The performances help immeasurably because they're all so fine. I mean everyone, with the possible exception of two or three young boys who don't have much to do except act dumb. Natasha Lyonne is the central figure, not quite cute but nubile, and her expression is generally one of resigned disbelief.

Nobody has ever been a better, more bourgeois straight man than Alan Arkin as her Dad. Jessica Walters as a wealthy widow who might consider marrying Arkin as a "companion" -- that is, chauffeur and major domo, is excellent in a supporting role. Even Rita Moreno, as rich Reiner's girl friend, has that toothy, disdainful Patrician smile down pat.

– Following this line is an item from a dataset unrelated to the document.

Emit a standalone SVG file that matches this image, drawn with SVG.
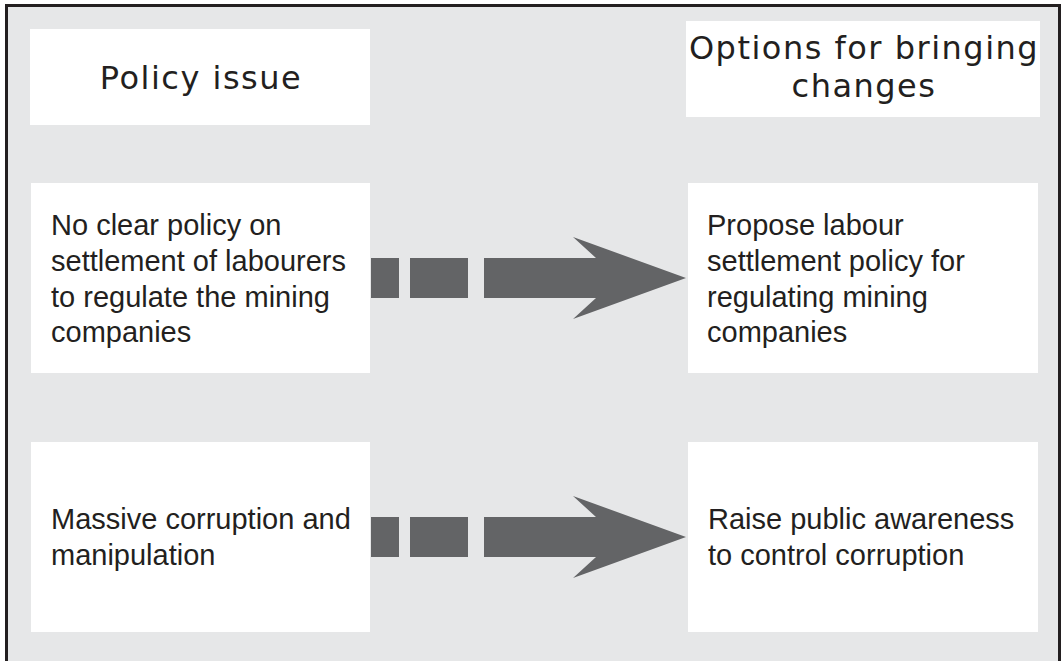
<svg xmlns="http://www.w3.org/2000/svg" width="1062" height="661" viewBox="0 0 1062 661">
<style>
.box{fill:#ffffff}
.hdr{font-family:"DejaVu Sans",Verdana,sans-serif;font-size:32px;fill:#231f20;letter-spacing:1.5px;text-anchor:middle}
.txt{font-family:"Liberation Sans",Arial,sans-serif;font-size:29px;fill:#231f20}
.arr{fill:#636466}
</style>
<rect x="0" y="0" width="1062" height="661" fill="#ffffff"/>
<rect x="6.5" y="5.5" width="1053" height="700" fill="#e6e7e8" stroke="#231f20" stroke-width="3"/>
<g id="header-policy">
<rect class="box" x="30" y="29" width="340" height="96"/>
<text class="hdr" x="201" y="89">Policy issue</text>
</g>
<g id="header-options">
<rect class="box" x="686" y="21" width="354" height="96"/>
<text class="hdr" x="864" y="59">Options for bringing</text>
<text class="hdr" x="864" y="97">changes</text>
</g>
<g id="issue1">
<rect class="box" x="31" y="183" width="339" height="190"/>
<text class="txt" x="51" y="235">No clear policy on</text>
<text class="txt" x="51" y="271">settlement of labourers</text>
<text class="txt" x="51" y="307">to regulate the mining</text>
<text class="txt" x="51" y="342">companies</text>
</g>
<g id="option1">
<rect class="box" x="688" y="183" width="350" height="190"/>
<text class="txt" x="707" y="235">Propose labour</text>
<text class="txt" x="707" y="271">settlement policy for</text>
<text class="txt" x="707" y="307">regulating mining</text>
<text class="txt" x="707" y="342">companies</text>
</g>
<g id="issue2">
<rect class="box" x="31" y="442" width="339" height="190"/>
<text class="txt" x="51" y="529">Massive corruption and</text>
<text class="txt" x="51" y="565">manipulation</text>
</g>
<g id="option2">
<rect class="box" x="688" y="442" width="350" height="190"/>
<text class="txt" x="708" y="529">Raise public awareness</text>
<text class="txt" x="708" y="565">to control corruption</text>
</g>
<g id="connectors">
<g id="arrow1">
<rect class="arr" x="371" y="258" width="28" height="40"/>
<rect class="arr" x="410" y="258" width="58" height="40"/>
<polygon class="arr" points="484,258 596,258 573,237 686,278 573,319 596,298 484,298"/>
</g>
<g id="arrow2">
<rect class="arr" x="371" y="517" width="28" height="40"/>
<rect class="arr" x="410" y="517" width="58" height="40"/>
<polygon class="arr" points="484,517 596,517 573,496 686,537 573,578 596,557 484,557"/>
</g>
</g>
</svg>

Marisa Tomei does nearly perfectly by the role of the rambunctious, pregnant, ex doper. And she has a splendid figure and brandishes it with brio. (Whew.) But not to worry. Despite the jokes about tampons and menstruation and vibrators and "getting your cherry popped", there is only brief nudity, and body doubles are used -- lamentably.

I figured it was the usual teen-aged nonsense about how hard it is to grow up -- the pain, the agony, the ontological Angst, nobody understands me -- but it's rather better than that. It has the charm of an old fairy tale.